What else is the man in “Think” doing when he falls on his knees and puts his hands together? What is the Granola Cruncher doing as the psychopath moves on top of her? What is the boy in “Forever Overhead” doing just before he dives? It’s true that this is prayer unmoored, without its usual object, God, but it is still focused, self-forgetful, and moving in an outward direction toward the unfathomable (which the mystic will argue
is
God). It is the L word, at work in the world. Wallace understood better than most that for the secular among us, art has become our best last hope of undergoing this experience.
“Church Not Made with Hands” is a gift of this kind. It is
about
extreme focus and it
requires
extreme focus. In its climactic scene, a priest kneels praying in front of a picture of himself praying, which feels like the ultimate DFW image, as DeLillo’s most-photographed barn holds within it something of the essential DeLillo. “Church Not Made with Hands” is my favorite gift in a book laden with them. I think that must be why I’m loathe to take it apart as I have the others. More than any other story in
Brief Interviews
it seals its doors tightly and the joy for each reader will come in finding the keys that fit the locks—and who’s to say your keys you will be the same as mine? Still, here are a few of mine, in case you feel like picking them up.
Giorgio de Chirico painted what he called “metaphysical town squares.” They are full of exquisite renderings of shadow.
The intense colors of a Soutine. In fact, colors generally. Count them.
In volume five of
A la recherché du temps perdu
, the novelist Bergotte dies while standing in a gallery, looking at Vermeer’s
View of Delft.
These are his last words: “That’s how I ought to have written, my last books are too dry, I ought to have gone over them with a few layers of color, made my language precious in itself.”
Just before a partial eclipse, the wind rises. And another thing happens, too: shadow bands (also known as flying shadows) appear, making the ground look like the bottom of a swimming pool.
Solar eclipse. The Nazca Lines in Peru. “Eye in the sky.”
“The screen breaths mint”? A confessional box. A priest chewing gum.
From the
OED:
Prone
a. ORIGIN. French prône, the grating or railing separating the chancel of a church from the nave, where notices were given and addresses delivered.
b. Ecclesiastical history. An exhortation or homily delivered in church. Also, prayers, exhortations, etc., attached to a sermon.
c. Adjective & adverb. Directed or sloping downward. Also loosely, descending steeply or vertically, headlong.
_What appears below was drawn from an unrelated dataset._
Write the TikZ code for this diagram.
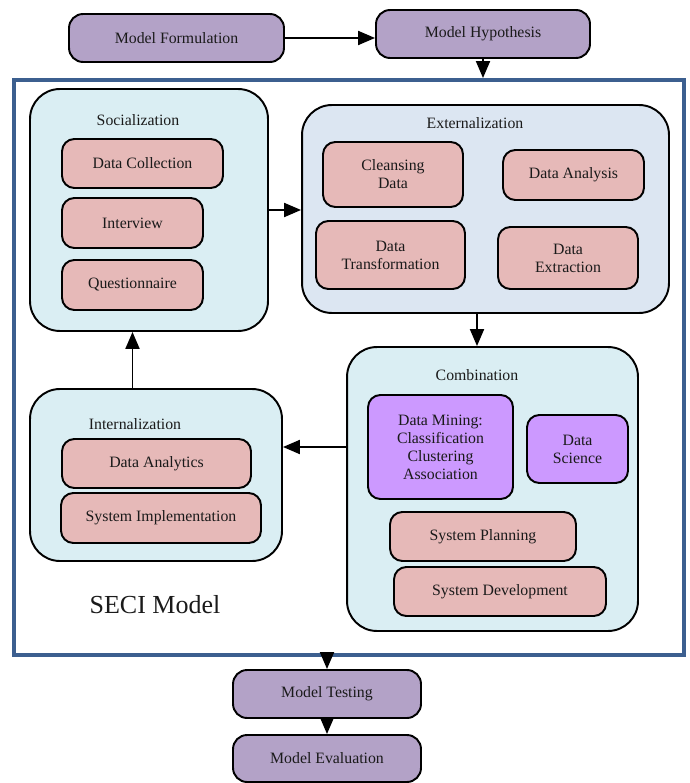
\documentclass[tikz,border=0pt]{standalone}
\usepackage{fontspec}
\setmainfont{Liberation Serif}
\usetikzlibrary{arrows.meta,positioning}
\definecolor{Lilac}{HTML}{B3A2C7}
\definecolor{Rose}{HTML}{E6B9B8}
\definecolor{Aqua}{HTML}{DAEEF3}
\definecolor{Steel}{HTML}{DCE6F2}
\definecolor{Orchid}{HTML}{CC99FF}
\definecolor{Frame}{HTML}{3C5F8F}
\definecolor{Ink}{HTML}{1A1A1A}
\tikzset{
  flow/.style={-{Triangle[length=3.4mm,width=2.8mm]}, line width=1.1pt, draw=black},
  stagebox/.style={rectangle, rounded corners=8pt, draw=black, fill=Lilac, line width=1.1pt, align=center, inner sep=2pt, font=\fontsize{9}{10.2}\selectfont, text=Ink},
  taskbox/.style={rectangle, rounded corners=7pt, draw=black, fill=Rose, line width=1.1pt, align=center, inner sep=2pt, font=\fontsize{9}{10.2}\selectfont, text=Ink},
  minebox/.style={taskbox, fill=Orchid},
  phasebox/.style={rectangle, rounded corners=17pt, draw=black, fill=Aqua, line width=1.1pt, inner sep=0pt},
  phasetitle/.style={font=\fontsize{9}{10.2}\selectfont, text=Ink},
}
\begin{document}
\begin{tikzpicture}[x=0.02cm,y=-0.02cm]
\path[use as bounding box] (0,0) rectangle (689,783);

% top stages
\node[stagebox,minimum width=4.3cm,minimum height=0.96cm] (mform) at (176.5,38) {Model Formulation};
\node[stagebox,minimum width=4.28cm,minimum height=0.96cm] (mhyp) at (483,34) {Model Hypothesis};
\draw[flow] (mform.east) -- (mform.east -| mhyp.west);

% SECI frame
\node[draw=Frame,line width=2.3pt,minimum width=13.4cm,minimum height=11.5cm,inner sep=0pt] (seci) at (349,367.5) {};
\draw[flow] (mhyp.south) -- (mhyp.south |- seci.north);

% the four phases
\node[phasebox,minimum width=4.76cm,minimum height=4.84cm] (soc) at (149,210) {};
\node[phasebox,fill=Steel,minimum width=7.34cm,minimum height=4.16cm] (ext) at (485.5,209) {};
\node[phasebox,minimum width=5.82cm,minimum height=5.68cm] (comb) at (492.5,489) {};
\node[phasebox,minimum width=5.04cm,minimum height=3.44cm] (intl) at (156,475) {};

\node[phasetitle] (soct) at (138,120) {Socialization};
\node[phasetitle] (extt) at (475,123) {Externalization};
\node[phasetitle] (combt) at (477,375) {Combination};
\node[phasetitle] (intlt) at (135,424) {Internalization};

% socialization
\node[taskbox,minimum width=3.22cm,minimum height=0.98cm] (dcoll) at (142.5,163.5) {Data Collection};
\node[taskbox,minimum width=2.82cm,minimum height=1.0cm] (intv) at (132.5,223) {Interview};
\node[taskbox,minimum width=2.82cm,minimum height=1.0cm] (quest) at (132.5,285) {Questionnaire};

% externalization
\node[taskbox,minimum width=2.8cm,minimum height=1.3cm] (clean) at (393,174.5) {Cleansing\\Data};
\node[taskbox,minimum width=2.82cm,minimum height=1.0cm] (dana) at (573.5,175) {Data Analysis};
\node[taskbox,minimum width=2.98cm,minimum height=1.36cm] (dtrans) at (390.5,255) {Data\\Transformation};
\node[taskbox,minimum width=2.8cm,minimum height=1.24cm] (dext) at (568,258) {Data\\Extraction};

% combination
\node[minebox,minimum width=2.9cm,minimum height=2.08cm] (dmin) at (440.5,447) {Data Mining:\\Classification\\Clustering\\Association};
\node[minebox,minimum width=2.02cm,minimum height=1.36cm] (dsci) at (577.5,449) {Data\\Science};
\node[taskbox,minimum width=3.72cm,minimum height=0.98cm] (splan) at (483,536.5) {System Planning};
\node[taskbox,minimum width=4.24cm,minimum height=0.98cm] (sdev) at (500,591.5) {System Development};

% internalization
\node[taskbox,minimum width=3.78cm,minimum height=0.98cm] (danly) at (156.5,463.5) {Data Analytics};
\node[taskbox,minimum width=4.0cm,minimum height=1.0cm] (simpl) at (161,518) {System Implementation};

\node[font=\fontsize{14.8}{16}\selectfont,text=Ink] (secil) at (155,605) {SECI Model};

% spiral
\draw[flow] (soc.east) -- (soc.east -| ext.west);
\draw[flow] (ext.south -| combt) -- (comb.north -| combt);
\draw[flow] (comb.west |- dmin) -- (intl.east |- dmin);
\draw[flow] (intl.north -| quest) -- (soc.south -| quest);

% bottom stages
\node[stagebox,minimum width=3.76cm,minimum height=0.96cm] (mtest) at (327,694) {Model Testing};
\node[stagebox,minimum width=3.76cm,minimum height=0.94cm] (meval) at (327,758.5) {Model Evaluation};
\draw[flow] (seci.south -| mtest) -- (mtest.north);
\draw[flow] (mtest.south) -- (meval.north);
\end{tikzpicture}
\end{document}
d. Facing downward; bending forward and downward; lying face downward or on the belly; spec. (of the hand or forelimb) with the palm downwards or backwards and the radius and ulna crossed. Later also loosely, lying flat.
From the
OED:
Apse, Apsis
Astronomy: Either of the two points in the elliptical orbit of a planet or other body at which it is respectively nearest to and furthest from the primary about which it revolves. Architecture. A large semicircular or polygonal structure, often roofed with a semi-dome, situated esp. at the end of the choir, nave, or an aisle of a church.
A song by The Waterboys
C. S. Lewis.
Shadowlands
A Grief Observed
. Death
Acts 17:24:
God dwelleth not in temples made with hands.
Acts 7:48:
Howbeit the most High dwelleth not in temples made with hands?